Rezension

Gelungene Adaption

Wenn du mich heute wieder fragen würdest - Mary Beth Keane

Wenn du mich heute wieder fragen würdest
von Mary Beth Keane

Bewertet mit 5 Sternen

„Wenn du mich heute wieder fragen würdest“ von Mary Beth Keane ist ein vielschichtiger Familienroman. In ihrem Kern ist die story eine Neuinterpretation einer Shakespeare’schen Tragödie.

Die Geschichte beginnt in den 1970er Jahren, Nordamerika ist das gelobte Land, ob für Iren, Polen oder andere Einwanderer. Man kann aufsteigen. Und so beschließt Francis Gleeson aus Irland eines Tages, Cop in New York zu werden. Bei der Polizei trifft er auf den Kollegen Brian Stanhope, der angibt, eigentlich „auch Ire“ zu sein. Der harte Job fordert seinen Tribut, und so zieht das frischgebackene Ehepaar Gleeson aus der Großstadt in den verschlafenen Vorort Gillam. Francis‘ Frau Lena fühlt sich als junge Mutter einsam und allein; umso größer ist ihre Freude, als nebenan die Stanhopes ihre Zelte aufschlagen. Doch Brians Frau Anne verhält sich abweisend. Die nächste Generation soll die Fehler der Eltern nicht wiederholen, und so verlieben sich die Nachbarskinder Peter und Kate ineinander. Doch es kommt zu einer Katastrophe, die zunächst alles überschattet…

Vorab:

Dieses Buch ist kein Feelgood – Roman, es gibt ernste und schwere Themen. Die Geschichte ist aber wirklich mitreißend, im Guten wie im Schlechten. Die Figurenzeichnung ist das wirklich Beeindruckende - es sind echte Menschen mit Stärken und Schwächen, die von Mary Beth Keane in Szene gesetzt werden:

"Das Droehnen des Fernsehers setzte Peter irgendwie mehr zu als die Tatsache, dass seine Mutter seit einer Woche nicht mehr runtergekommen war, und er wachte desorientiert auf, mit einem Gefühl von Panik, als haette er seinen Wecker verschlafen und den Bus verpasst."

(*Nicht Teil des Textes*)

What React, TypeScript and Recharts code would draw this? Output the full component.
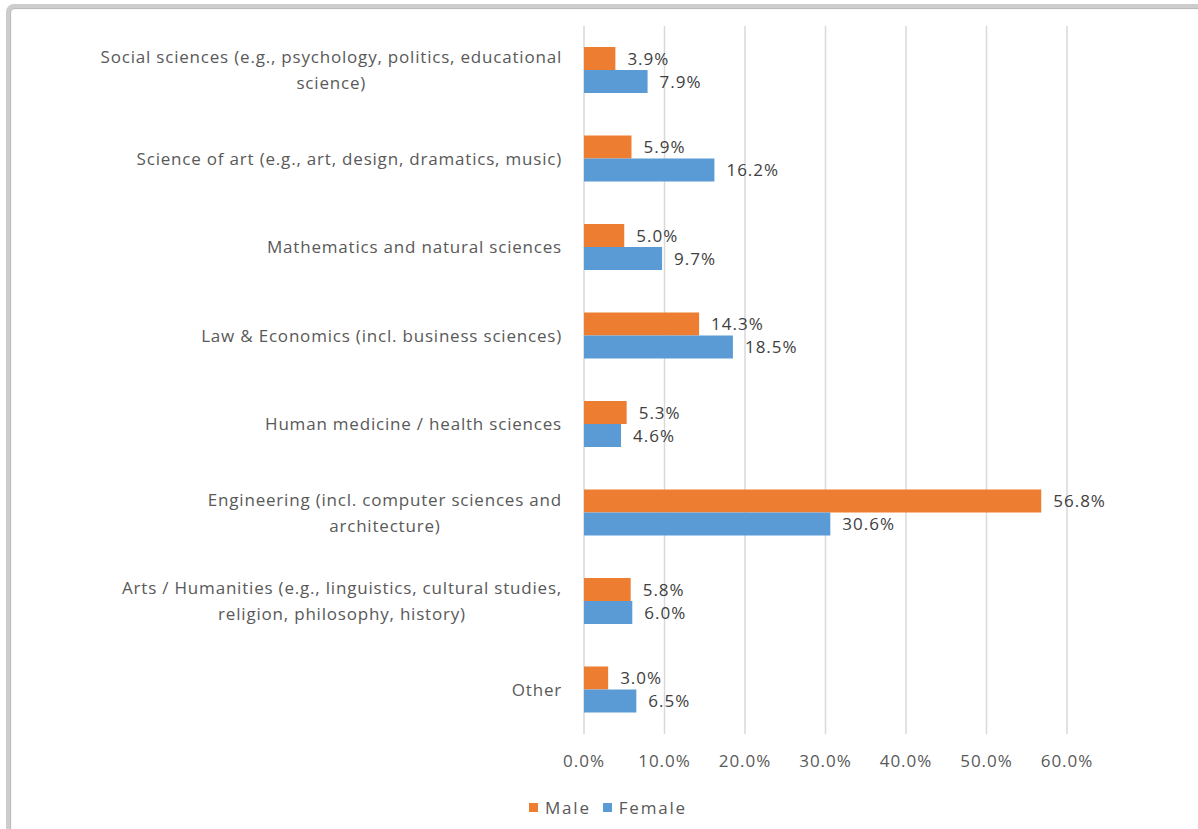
import React from 'react';
import { BarChart, Bar, XAxis, YAxis, CartesianGrid, LabelList } from 'recharts';

const categories = [
  ['Social sciences (e.g., psychology, politics, educational', 'science)'],
  ['Science of art (e.g., art, design, dramatics, music)'],
  ['Mathematics and natural sciences'],
  ['Law & Economics (incl. business sciences)'],
  ['Human medicine / health sciences'],
  ['Engineering (incl. computer sciences and', 'architecture)'],
  ['Arts / Humanities (e.g., linguistics, cultural studies,', 'religion, philosophy, history)'],
  ['Other'],
];
const male = [3.9, 5.9, 5.0, 14.3, 5.3, 56.8, 5.8, 3.0];
const female = [7.9, 16.2, 9.7, 18.5, 4.6, 30.6, 6.0, 6.5];
const xTicks = [0, 10, 20, 30, 40, 50, 60];

const MALE = '#ED7D31';
const FEMALE = '#5B9BD5';
const TEXT = '#595959';
const FONT = '"Open Sans", sans-serif';
const FS = 17;
const CAT_LS = 0.8;
const NUM_LS = 1;

const data = categories.map((lines, i) => ({
  name: lines.join(' '),
  lines,
  Male: male[i],
  Female: female[i],
}));

let ctx: CanvasRenderingContext2D | null = null;
const measure = (s: string) => {
  if (!ctx) ctx = document.createElement('canvas').getContext('2d');
  if (!ctx) return s.length * 9;
  ctx.font = `${FS}px ${FONT}`;
  return ctx.measureText(s).width + s.length * CAT_LS;
};

const CategoryTick = ({ x, y, payload }: any) => {
  const row = data.find((d) => d.name === payload.value);
  const lines = row ? row.lines : [payload.value];
  const w = Math.max(...lines.map(measure));
  const cx = x - w / 2;
  const lh = 26;
  const top = y - ((lines.length - 1) * lh) / 2;
  return (
    <text textAnchor="middle" fill={TEXT} fontSize={FS} fontFamily={FONT} letterSpacing={CAT_LS}>
      {lines.map((l: string, i: number) => (
        <tspan key={i} x={cx} y={top + i * lh} dy="0.35em">{l}</tspan>
      ))}
    </text>
  );
};

const pct = (v: any) => `${Number(v).toFixed(1)}%`;

export default function App() {
  return (
    <div style={{ position: 'absolute', left: 0, top: 0, width: 1198, height: 829, overflow: 'hidden', background: '#fff' }}>
      <div style={{ position: 'absolute', left: 6, top: 4, width: 1210, height: 850, border: '4px solid #cdcdcd', borderRadius: 8, boxShadow: 'inset 1px 1px 1px #b5b5b5' }} />
      <div style={{ position: 'absolute', left: 0, top: 0 }}>
        <BarChart
          width={1198}
          height={829}
          data={data}
          layout="vertical"
          margin={{ top: 26, right: 131, bottom: 65, left: 0 }}
          barCategoryGap={21}
          barGap={0}
        >
          <CartesianGrid horizontal={false} stroke="#d9d9d9" strokeWidth={1.5} />
          <XAxis
            type="number"
            domain={[0, 60]}
            ticks={xTicks}
            tickFormatter={pct}
            axisLine={false}
            tickLine={false}
            tickSize={0}
            tickMargin={21}
            height={30}
            tick={{ fill: TEXT, fontSize: FS, fontFamily: FONT, letterSpacing: NUM_LS }}
          />
          <YAxis
            type="category"
            dataKey="name"
            width={584}
            axisLine={false}
            tickLine={false}
            tickSize={0}
            tickMargin={22}
            interval={0}
            tick={<CategoryTick />}
          />
          <Bar dataKey="Male" fill={MALE} isAnimationActive={false}>
            <LabelList dataKey="Male" position="right" offset={12} formatter={pct} fill="#404040" fontSize={FS} fontFamily={FONT} letterSpacing={NUM_LS} />
          </Bar>
          <Bar dataKey="Female" fill={FEMALE} isAnimationActive={false}>
            <LabelList dataKey="Female" position="right" offset={12} formatter={pct} fill="#404040" fontSize={FS} fontFamily={FONT} letterSpacing={NUM_LS} />
          </Bar>
        </BarChart>
      </div>
      <div style={{ position: 'absolute', left: 529, top: 796, display: 'flex', alignItems: 'center', fontFamily: FONT, fontSize: 17, letterSpacing: 1.8, color: TEXT }}>
        <span style={{ width: 9, height: 9, background: MALE, marginRight: 7 }} />
        <span style={{ marginRight: 12 }}>Male</span>
        <span style={{ width: 9, height: 9, background: FEMALE, marginRight: 7 }} />
        <span>Female</span>
      </div>
    </div>
  );
}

Auch die Erzählstruktur mit ihren Rückblenden konnte mich überzeugen; kaleidoskopartig kristallisiert sich allmählich ein Gesamtbild heraus. Geschickt umschifft Mary Beth Keane alle Klischeeklippen, nie verkommt ihre tragische Saga zu seichter Sick-Lit, obwohl es an traurigen (und glücklichen!) Momenten -wie ich echten Leben eben- nicht mangelt.

Die storyline deckt mehrere Jahrzehnte ab, es wird nicht nur an der Oberfläche gekratzt. Daher bleiben gewisse Längen im plot nicht aus, dieses Manko wird aber durch den Facettenreichtum der Geschichte wieder wettgemacht; trotz der Tiefgründigkeit der Ereignisse ist das Ende der story hoffnungsvoll, und so schließt man das Buch nach Beenden der Lektüre mit einem guten Gefühl.